#### Data section ####

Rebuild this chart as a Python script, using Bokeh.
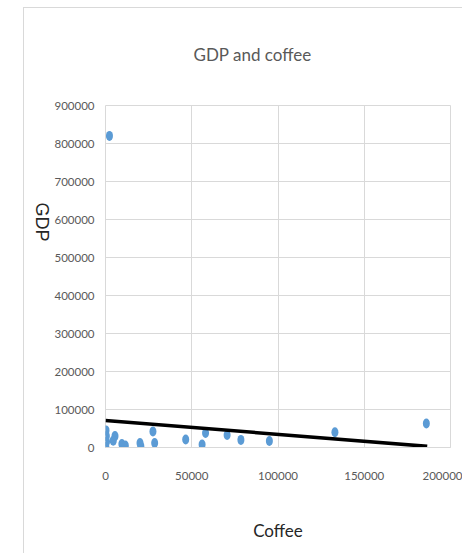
from bokeh.plotting import figure
from bokeh.models import Range1d, NumeralTickFormatter, FixedTicker
from bokeh.embed import file_html
from bokeh.resources import INLINE
import math

# Coffee consumption vs GDP, one point per country
coffee = [2300, 300, 500, 200, 600, 5500, 4500, 9500, 11500, 20500, 20000,
          27500, 28500, 46500, 56000, 58000, 70500, 78500, 95000, 133000, 186000]
gdp = [820000, 45000, 30000, 2000, 15000, 30000, 18000, 9000, 5000, 3000, 12000,
       42000, 12000, 21000, 8000, 38000, 33000, 20000, 17000, 40000, 63000]

# linear trendline end points
trend_coffee = [0, 186500]
trend_gdp = [71000, 3000]

x_ticks = [0, 50000, 100000, 150000, 200000]
y_ticks = [0, 100000, 200000, 300000, 400000, 500000, 600000, 700000, 800000, 900000]

FONT = "Lato"
GRID = "#d9d9d9"
NBSP = "\u00a0"

p = figure(width=462, height=553, output_backend="svg", toolbar_location=None,
           x_range=Range1d(0, 200000), y_range=Range1d(0, 900000),
           min_border_left=105, min_border_right=12,
           min_border_top=105, min_border_bottom=106,
           title="GDP and coffee")
p.background_fill_color = "white"
p.border_fill_alpha = 0
p.outline_line_color = GRID
# chart area border (left and top edges) painted behind the canvas
p.styles = {
    "background-color": "white",
    "background-image": f"linear-gradient({GRID}, {GRID}), linear-gradient({GRID}, {GRID})",
    "background-size": "1px 546px, 439px 1px",
    "background-position": "23px 7px, 23px 7px",
    "background-repeat": "no-repeat",
}

p.title.align = "left"
p.title.offset = 88
p.title.text_font = FONT
p.title.text_font_style = "normal"
p.title.text_font_size = "17px"
p.title.text_color = "#595959"
p.title.standoff = 82

for ax in (p.xaxis, p.yaxis):
    ax.formatter = NumeralTickFormatter(format="0")
    ax.major_tick_out = 0
    ax.major_tick_in = 0
    ax.minor_tick_out = 0
    ax.minor_tick_in = 0
    ax.major_tick_line_color = None
    ax.minor_tick_line_color = None
    ax.major_label_text_font = FONT
    ax.major_label_text_font_size = "11.5px"
    ax.major_label_text_color = "#595959"
    ax.axis_label_text_font_style = "normal"
    ax.axis_label_text_color = "#262626"
p.xaxis.ticker = FixedTicker(ticks=x_ticks)
p.yaxis.ticker = FixedTicker(ticks=y_ticks)
p.xaxis.axis_line_color = GRID
p.yaxis.axis_line_color = None
p.xaxis.major_label_standoff = 24
p.yaxis.major_label_standoff = 11

p.xaxis.axis_label = "Coffee"
p.xaxis.axis_label_text_font = FONT
p.xaxis.axis_label_text_font_size = "17px"
p.xaxis.axis_label_standoff = 37

# reads top to bottom; trailing padding lifts it above the frame's middle
p.yaxis.axis_label = "GDP" + NBSP * 7
p.yaxis.axis_label_text_font = "Liberation Sans"
p.yaxis.axis_label_text_font_size = "18px"
p.yaxis.axis_label_standoff = 9
p.yaxis.axis_label_orientation = -math.pi / 2

p.xgrid.ticker = FixedTicker(ticks=x_ticks)
p.ygrid.ticker = FixedTicker(ticks=y_ticks)
p.xgrid.grid_line_color = GRID
p.ygrid.grid_line_color = GRID

p.ellipse(coffee, gdp, width=7, height=10, width_units="screen", height_units="screen",
          fill_color="#5B9BD5", line_color=None)
p.line(trend_coffee, trend_gdp, line_color="black", line_width=3.5)

open("out.html", "w").write(file_html(p, INLINE))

####

## Required task:
Would you return the data exactly as written, without the pictures?

## Task answer:
Rebuild this chart as a Python script, using Bokeh.
from bokeh.plotting import figure
from bokeh.models import Range1d, NumeralTickFormatter, FixedTicker
from bokeh.embed import file_html
from bokeh.resources import INLINE
import math

# Coffee consumption vs GDP, one point per country
coffee = [2300, 300, 500, 200, 600, 5500, 4500, 9500, 11500, 20500, 20000,
          27500, 28500, 46500, 56000, 58000, 70500, 78500, 95000, 133000, 186000]
gdp = [820000, 45000, 30000, 2000, 15000, 30000, 18000, 9000, 5000, 3000, 12000,
       42000, 12000, 21000, 8000, 38000, 33000, 20000, 17000, 40000, 63000]

# linear trendline end points
trend_coffee = [0, 186500]
trend_gdp = [71000, 3000]

x_ticks = [0, 50000, 100000, 150000, 200000]
y_ticks = [0, 100000, 200000, 300000, 400000, 500000, 600000, 700000, 800000, 900000]

FONT = "Lato"
GRID = "#d9d9d9"
NBSP = "\u00a0"

p = figure(width=462, height=553, output_backend="svg", toolbar_location=None,
           x_range=Range1d(0, 200000), y_range=Range1d(0, 900000),
           min_border_left=105, min_border_right=12,
           min_border_top=105, min_border_bottom=106,
           title="GDP and coffee")
p.background_fill_color = "white"
p.border_fill_alpha = 0
p.outline_line_color = GRID
# chart area border (left and top edges) painted behind the canvas
p.styles = {
    "background-color": "white",
    "background-image": f"linear-gradient({GRID}, {GRID}), linear-gradient({GRID}, {GRID})",
    "background-size": "1px 546px, 439px 1px",
    "background-position": "23px 7px, 23px 7px",
    "background-repeat": "no-repeat",
}

p.title.align = "left"
p.title.offset = 88
p.title.text_font = FONT
p.title.text_font_style = "normal"
p.title.text_font_size = "17px"
p.title.text_color = "#595959"
p.title.standoff = 82

for ax in (p.xaxis, p.yaxis):
    ax.formatter = NumeralTickFormatter(format="0")
    ax.major_tick_out = 0
    ax.major_tick_in = 0
    ax.minor_tick_out = 0
    ax.minor_tick_in = 0
    ax.major_tick_line_color = None
    ax.minor_tick_line_color = None
    ax.major_label_text_font = FONT
    ax.major_label_text_font_size = "11.5px"
    ax.major_label_text_color = "#595959"
    ax.axis_label_text_font_style = "normal"
    ax.axis_label_text_color = "#262626"
p.xaxis.ticker = FixedTicker(ticks=x_ticks)
p.yaxis.ticker = FixedTicker(ticks=y_ticks)
p.xaxis.axis_line_color = GRID
p.yaxis.axis_line_color = None
p.xaxis.major_label_standoff = 24
p.yaxis.major_label_standoff = 11

p.xaxis.axis_label = "Coffee"
p.xaxis.axis_label_text_font = FONT
p.xaxis.axis_label_text_font_size = "17px"
p.xaxis.axis_label_standoff = 37

# reads top to bottom; trailing padding lifts it above the frame's middle
p.yaxis.axis_label = "GDP" + NBSP * 7
p.yaxis.axis_label_text_font = "Liberation Sans"
p.yaxis.axis_label_text_font_size = "18px"
p.yaxis.axis_label_standoff = 9
p.yaxis.axis_label_orientation = -math.pi / 2

p.xgrid.ticker = FixedTicker(ticks=x_ticks)
p.ygrid.ticker = FixedTicker(ticks=y_ticks)
p.xgrid.grid_line_color = GRID
p.ygrid.grid_line_color = GRID

p.ellipse(coffee, gdp, width=7, height=10, width_units="screen", height_units="screen",
          fill_color="#5B9BD5", line_color=None)
p.line(trend_coffee, trend_gdp, line_color="black", line_width=3.5)

open("out.html", "w").write(file_html(p, INLINE))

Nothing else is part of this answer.